Here is something that will reorganize a verse you have heard your whole life. Every other feast falls on a day of the month you could count to in advance. Yom Teruah is the only one that falls on the first of the month — the new moon — and in that world a new month did not begin by a printed calendar; it began when two reliable witnesses actually saw the first sliver of the new moon and reported it — by the procedure the later rabbis describe — to the council, and only then was the trumpet sounded and the feast declared. Which meant that of all the appointed times, this was the one whose exact moment of beginning could not be fixed ahead of time; it depended on the sighting. It came to be spoken of as the feast "of which no one knows the day or the hour." Now hear Yeshua, talking about His own return: "concerning that day and hour no one knows, not even the angels of heaven, nor the Son, but the Father only" (Matthew 24:36). Many have noticed that He may be reaching for a phrase His listeners already knew — naming His coming with the very nickname of this feast, the one nobody could date in advance. We should hold that as a strong resonance rather than press it to a certainty. But the shape is hard to miss: the day of the trumpet is, by its own design, the day you cannot put on your calendar — so you live ready for all of them.

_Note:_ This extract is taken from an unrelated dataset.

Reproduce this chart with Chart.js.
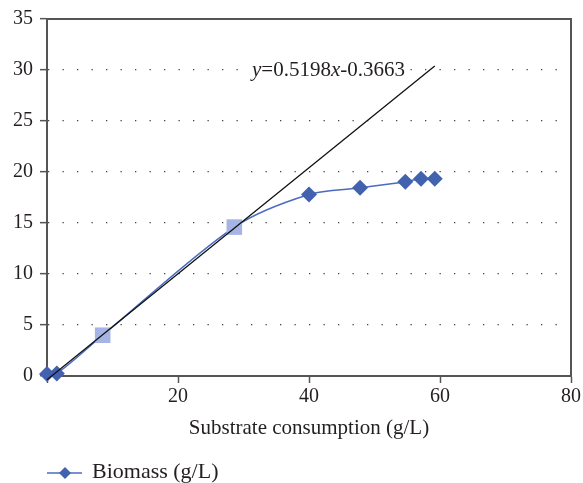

LOOK CLOSER · the ram caught by its horns

There is one more thread the synagogue ties to this day, and it is a beautiful one. The reading long appointed for Yom Teruah is the binding of Isaac (Genesis 22) — the day a father climbed a mountain to give up his only son, and at the last moment God provided a substitute: "Abraham lifted up his eyes and looked, and behold, behind him was a ram, caught in a thicket by his horns" (Genesis 22:13). A ram, caught by the horns — and the horn of a ram is the shofar, the very trumpet of this feast. On the day of the great blast, Israel reads about the day a son was spared because God Himself supplied the offering, and the offering was a ram whose horn now sounds the alarm. It binds the whole story together: the Father who provided the Lamb at the first coming is the Father whose trumpet will announce the second, and the horn that calls us to wake is the horn of the substitute caught on the mountain in the son's place. Abraham named that mountain "the LORD will provide" — and on the day of the trumpet, the feast remembers that He did, and trusts that He will again.

WALK ON

So this is the appointment we are living before. The spring is fulfilled; the summer of waiting is long; and the next sound on the calendar is a trumpet not yet blown. The feast does not tell you the date — by design it cannot — and that refusal is itself the message. You are not asked to crack a timeline; you are asked to live awake, and to spend the season turning. Keep the watch the way the feast teaches it: not staring at the sky calculating, but living each ordinary ripening day as a child who has heard the alarm is coming and wants, more than anything, to know the sound when it finally splits the silence — to be found turned toward home, not away; awake, and glad, and ready, on the morning the horn goes up for real and the King is crowned.